Esses terminais seriam em tese os preferidos dos armadores para concentrar cargas devido ao tamanho e a uma demanda maior de clientes, por estarem em regiões de maior desenvolvimento econômico. No entanto, vários desses terminais no Sul e Sudeste enfrentam no momento dificuldades para operar esses grandes navios, seja pela falta de profundidade nos canais, seja pela falta de espaço para movimentação e armazenagem. Reportagens sobre o tema neste e neste link.
PPPs de canal em ritmo lento
O MSC Orion, por exemplo, buscou, além de Salvador, outros terminais em portos que têm grande profundidade no canal, como Suape (PE) e Itajaí (RJ), onde pode operar com menores restrições.

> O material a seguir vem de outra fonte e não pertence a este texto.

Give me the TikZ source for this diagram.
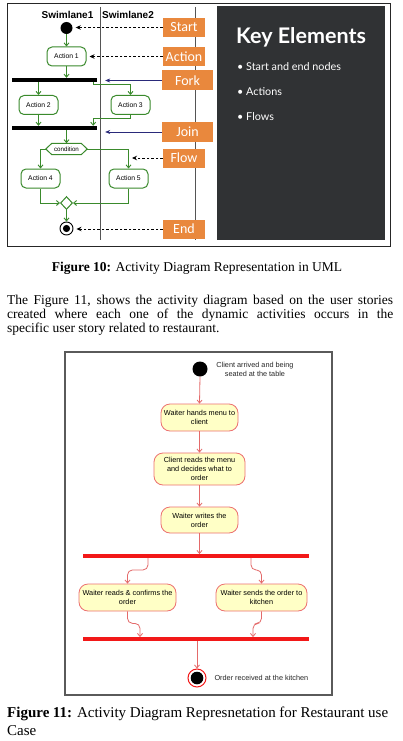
\documentclass[tikz,border=0pt]{standalone}
\usepackage{fontspec}
\setmainfont{Liberation Serif}
\newfontfamily\arialf{Liberation Sans}
\newfontfamily\calf{Carlito}
\newfontfamily\latof{Lato}
\usetikzlibrary{arrows.meta,shapes.geometric,calc}
\definecolor{umlgreen}{HTML}{3A8A2C}
\definecolor{orangebox}{HTML}{E9883D}
\definecolor{darkpanel}{HTML}{303234}
\definecolor{navyarrow}{HTML}{2A2A7A}
\definecolor{pinkline}{HTML}{E46A6A}
\definecolor{nodefill}{HTML}{FFFFC6}
\definecolor{nodeborder}{HTML}{EC7070}
\definecolor{barred}{HTML}{F21818}
\definecolor{lanegrey}{HTML}{555555}
\definecolor{framegrey}{HTML}{5A5A5A}
\tikzset{
  actbox/.style={draw=umlgreen, line width=1pt, rounded corners=5pt, fill=white,
    minimum width=39pt, minimum height=19pt, inner sep=0pt,
    font=\arialf\fontsize{6.8}{8}\selectfont},
  labelbox/.style={fill=orangebox, text=white, inner sep=0pt,
    minimum width=42pt, minimum height=19pt, font=\calf\fontsize{14}{15}\selectfont},
  widelabel/.style={labelbox, minimum width=51pt, minimum height=20pt},
  garrow/.style={draw=umlgreen, line width=0.9pt, -{Straight Barb[length=3pt,width=5pt]}},
  dasharrow/.style={draw=black, line width=1pt, dash pattern=on 2.5pt off 2pt,
    -{Stealth[length=5pt,width=4.5pt]}, shorten >=3pt},
  navyarr/.style={draw=navyarrow, line width=0.6pt, -{Stealth[length=5pt,width=4pt]}, shorten >=8pt},
  blackbar/.style={fill=black, inner sep=0pt, minimum width=85pt, minimum height=4pt},
  redbar/.style={fill=barred, inner sep=0pt, minimum width=226pt, minimum height=3.5pt},
  usenode/.style={draw=nodeborder, fill=nodefill, line width=0.8pt, rounded corners=9pt,
    inner sep=0pt, align=center, font=\arialf\fontsize{7.3}{9}\selectfont},
  rarrow/.style={draw=pinkline, line width=0.8pt, -{Straight Barb[length=3pt,width=5pt]}},
  keytext/.style={anchor=west, text=white, font=\latof\fontsize{10.8}{12}\selectfont},
  bodyline/.style={anchor=west, inner sep=0pt, font=\fontsize{13.5}{15}\selectfont},
  capline/.style={anchor=west, inner sep=0pt, font=\fontsize{15}{17}\selectfont},
}
\begin{document}
\begin{tikzpicture}[x=1pt,y=-1pt]
\useasboundingbox[fill=white] (0,0) rectangle (403,741);
% ---------------- Figure 10 ----------------
\draw[line width=0.8pt, black!85] (7,3) rectangle (390,246);
\fill[darkpanel] (217,6) rectangle (385,240);
\draw[lanegrey, line width=1pt] (100,7) -- (100,240);
\draw[lanegrey, line width=1pt] (195,7) -- (195,240);
\node[font=\arialf\bfseries\fontsize{10}{11}\selectfont] (sw1) at (67.5,15) {Swimlane1};
\node[font=\arialf\bfseries\fontsize{10}{11}\selectfont] (sw2) at (128,15) {Swimlane2};
% labels
\node[labelbox] (lstart) at (184,27.5) {Start};
\node[labelbox] (laction) at (184,56.5) {Action};
\node[widelabel] (lfork) at (187.5,80.5) {Fork};
\node[widelabel] (ljoin) at (187.5,132) {Join};
\node[labelbox] (lflow) at (184,158) {Flow};
\node[labelbox] (lend) at (184,229) {End};
% nodes
\node[circle, fill=black, minimum size=12pt, inner sep=0pt] (st) at (66.5,28) {};
\node[actbox] (a1) at (66.5,56.5) {Action 1};
\node[blackbar] (fork) at (54.5,80) {};
\node[actbox] (a2) at (38.5,105) {Action 2};
\node[actbox] (a3) at (130.5,105) {Action 3};
\node[blackbar] (join) at (54.5,128) {};
\node[minimum width=41pt, minimum height=11pt, inner sep=0pt] (cond) at (66.5,149) {};
\draw[umlgreen, line width=1pt, fill=white] (cond.west) -- ([xshift=6pt]cond.north west)
  -- ([xshift=-6pt]cond.north east) -- (cond.east) -- ([xshift=-6pt]cond.south east)
  -- ([xshift=6pt]cond.south west) -- cycle;
\node[font=\arialf\fontsize{6.2}{7}\selectfont] at (cond) {condition};
\node[actbox] (a4) at (40.5,178.5) {Action 4};
\node[actbox] (a5) at (128.5,178.5) {Action 5};
\node[diamond, draw=umlgreen, line width=1pt, fill=white, inner sep=0pt,
  minimum width=12pt, minimum height=13pt] (merge) at (66.5,203) {};
\node[circle, draw=black, line width=0.9pt, fill=white, minimum size=13pt, inner sep=0pt] (endc) at (66.5,228.5) {};
\fill[black] (endc.center) circle[radius=3.6pt];
\coordinate (flowtip) at (132,158);
% connectors
\draw[garrow] (st.south) -- (a1.north);
\draw[garrow] (a1.south) -- (a1.south |- fork.north);
\draw[garrow] (a2.north |- fork.south) -- (a2.north);
\draw[garrow] ([xshift=-4pt]fork.south east) -- ++(0,2.5) -| (a3.north);
\draw[garrow] (a2.south) -- (a2.south |- join.north);
\draw[garrow] (a3.south) -- ++(0,3) -| ([xshift=-4pt]join.north east);
\draw[garrow] (cond.north |- join.south) -- (cond.north);
\draw[garrow] (cond.west) -| (a4.north);
\draw[garrow] (cond.east) -| (a5.north);
\draw[garrow] (a4.south) |- (merge.west);
\draw[garrow] (a5.south) |- (merge.east);
\draw[garrow] (merge.south) -- (endc.north);
\draw[dasharrow] (lstart.west) -- (lstart.west -| st.east);
\draw[dasharrow] (laction.west) -- (laction.west -| a1.east);
\draw[navyarr] (lfork.west) -- (lfork.west -| fork.east);
\draw[navyarr] (ljoin.west) -- (ljoin.west -| join.east);
\draw[dasharrow, shorten >=0pt] (lflow.west) -- (lflow.west -| flowtip);
\draw[dasharrow] (lend.west) -- (lend.west -| endc.east);
% key elements panel
\node[anchor=west, inner sep=0pt, text=white, font=\latof\bfseries\fontsize{21.5}{23}\selectfont] (kt) at (236,37) {Key Elements};
\node[keytext, inner sep=0pt] (k1) at (237,67) {\textbullet\ Start and end nodes};
\node[keytext, inner sep=0pt] (k2) at (237,92) {\textbullet\ Actions};
\node[keytext, inner sep=0pt] (k3) at (237,117) {\textbullet\ Flows};
% ---------------- captions and text ----------------
\node[font=\fontsize{13.5}{15}\selectfont] (cap10) at (197,268) {\textbf{Figure 10:} Activity Diagram Representation in UML};
\node[bodyline] (p1) at (7,301) {\makebox[386pt][s]{The Figure 11, shows the activity diagram based on the user stories}};
\node[bodyline] (p2) at (7,315) {\makebox[386pt][s]{created where each one of the dynamic activities occurs in the}};
\node[bodyline] (p3) at (7,329) {specific user story related to restaurant.};
% ---------------- Figure 11 ----------------
\draw[framegrey, line width=1.2pt] (65,352) rectangle (332,695);
\node[circle, fill=black, minimum size=15pt, inner sep=0pt] (s2) at (200,369) {};
\node[align=center, font=\arialf\fontsize{7.3}{9}\selectfont, text=black!85] (s2l) at (255,369.5) {Client arrived and being\\seated at the table};
\node[usenode, minimum width=77pt, minimum height=27pt] (n1) at (199.5,417.5) {Waiter hands menu to\\client};
\node[usenode, minimum width=91pt, minimum height=32pt] (n2) at (199.5,469) {Client reads the menu\\and decides what to\\order};
\node[usenode, minimum width=77pt, minimum height=26pt] (n3) at (199.5,520) {Waiter writes the\\order};
\node[redbar] (fork2) at (196,556) {};
\node[usenode, minimum width=97pt, minimum height=27pt] (n4) at (127.5,597.5) {Waiter reads \& confirms the\\order};
\node[usenode, minimum width=91pt, minimum height=27pt] (n5) at (261.5,597.5) {Waiter sends the order to\\kitchen};
\node[redbar] (join2) at (196,639) {};
\node[circle, draw=barred, line width=1pt, fill=white, minimum size=18pt, inner sep=0pt] (e2) at (197,678) {};
\fill[black] (e2.center) circle[radius=6.3pt];
\node[anchor=west, font=\arialf\fontsize{7.3}{9}\selectfont, text=black!85] (e2l) at (211,678) {Order received at the kitchen};
\draw[rarrow] (s2.south) -- (n1.north);
\draw[rarrow] (n1.south) -- (n2.north);
\draw[rarrow] (n2.south) -- (n3.north);
\draw[rarrow] (n3.south) -- (n3.south |- fork2.north);
\draw[rarrow, rounded corners=5pt] ([xshift=-48pt]fork2.south) -- ++(0,12) -| (n4.north);
\draw[rarrow, rounded corners=5pt] ([xshift=55pt]fork2.south) -- ++(0,12) -| (n5.north);
\draw[rarrow, rounded corners=5pt] (n4.south) -- ++(0,12) -| ([xshift=-56pt]join2.north);
\draw[rarrow, rounded corners=5pt] (n5.south) -- ++(0,12) -| ([xshift=57pt]join2.north);
\draw[rarrow] (e2.north |- join2.south) -- (e2.north);
% caption 11
\node[capline] (c11a) at (7,714) {\makebox[381pt][s]{\textbf{Figure 11:} Activity Diagram Represnetation for Restaurant use}};
\node[capline] (c11b) at (7,731) {Case};
\end{tikzpicture}
\end{document}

Em Santos (SP) e Paranaguá (PR), os maiores portos do país para movimentação desse tipo de carga, onde ele também vai operar, as restrições operacionais são maiores no momento, especialmente pela falta de profundidade dos canais.
Em entrevista recente, o diretor da Autoridade Portuária de Santos afirmou que o porto “não pode depender da maré” para operar navios. Isso porque a profundidade de 14,5 metros do canal só é alcançada na maré cheia. Mas, segundo ele, a conclusão do aprofundamento do canal para 16 metros ocorrerá só em 2025. O investimento ainda não foi licitado.
Tanto Santos como Paranaguá têm projetos para PPPs (Parcerias Público-Privadas) em que a gestão do canal fique sob administração privada, evitando assim problemas comuns com a falta de dragagem quando estão sob gestão pública. Mas esses projetos têm andado a passos lentos no atual governo e dificilmente serão licitados neste ano, de acordo com fontes que trabalham no tema.
Transborda ou é transbordado
Lourenço, o diretor do Tecon Salvador, lembrou que a empresa está sempre se preparando para novas etapas de crescimento, desde que assumiu a unidade em 2000. Segundo ele, a Codeba já fala em aprofundamento do canal para 17,5 metros a partir de 2025. E os planos são de seguir se desenvolvendo para que a unidade possa se tornar um porto para esse tipo de grande embarcação no país.
“Ou você se torna um porto onde a carga é transbordada ou você se torna o porto onde a carga chega por transbordo”, afirmou o diretor.